Doç. Dr. Ali Faik Demir, “Hıdırellez ritüellerinin tek bir tipi ya da yolu yok ancak kriter tek diyor ve ekliyor: 5 Mayıs gün batımının ardından dilekleri dilemek ve 6 Mayıs gün doğmadan dileği suya atmak.”
“İlyas peygamber karayı yani toprağı, Hıdır peygamber ise suyu temsil eder. Denizde başlarına olumsuz bir şey gelmemesini isteyen denizciler, Hz. Hızır’a dua ederler. Bu yıl Hıdırellez, ramazanın ilk gününe denk geldiğinden oruç tutan kişiler yapmayacaktır ancak genel olarak Hıdırellez’i kutlayanlar 6 Mayıs sabahı süt içer, yumurta yer, tatlı ve mayalı şeyler tüketir. Bereket ve şifanın sembolü olduğuna inanılır Hıdırellez’in. Özellikle yeşillikte vakit geçirmek, toprağa oturmak da bolluk getirmesi için tercih edilir. Tarlada ürününün, hasatının iyi olması için dualar edilir. Çiğ damlası yüze sürülür, şifa verdiğine inanılır. Hızır'dan yardım dilemek, 'Yetiş ya Hızır' sözü buradan geliyor."
“Hıdırellez kutlamaları da ticari oldu, soytarılığa dönüştü”
Demir, günümüzde Hıdırellez kutlamaları açısından dikkat edilmesi gereken bir husus olduğunu, ticari kaygı nedeniyle asıl amaçtan uzaklaşıldığını kaydediyor:
“Her turistik yer bir ağaç koyar oldu. İşi ticarete döktüler. Bir takım turlar da başladı. Hıdırellez soytarılığı yaşanır oldu. Oysa İstanbul’da Hızır’ın geldiğine inanılan yerler Ayasofya ve Sultanahmet. Kişiler, muradının gerçekleşmesi hayaliyle buralara gidiyor."

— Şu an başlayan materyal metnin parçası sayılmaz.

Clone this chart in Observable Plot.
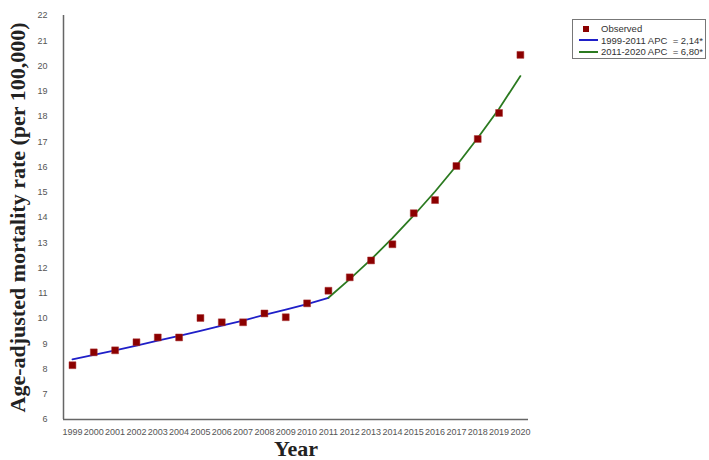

Demir, kültürümüzde misafirin kutsallığının önemine dikkat çekerek bu durumun Hızır peygamberle ilgisini anlatıyor:
"Misafire, kapımıza gelene aş verme, yardım etme kültürü var. 'Kapına geleni boş çevirme, yardım et, çorba ikram et, yemek ver, ağırla' denilir. Aslında bu gelen misafirin, Hızır peygamber olacağına inanılıyor."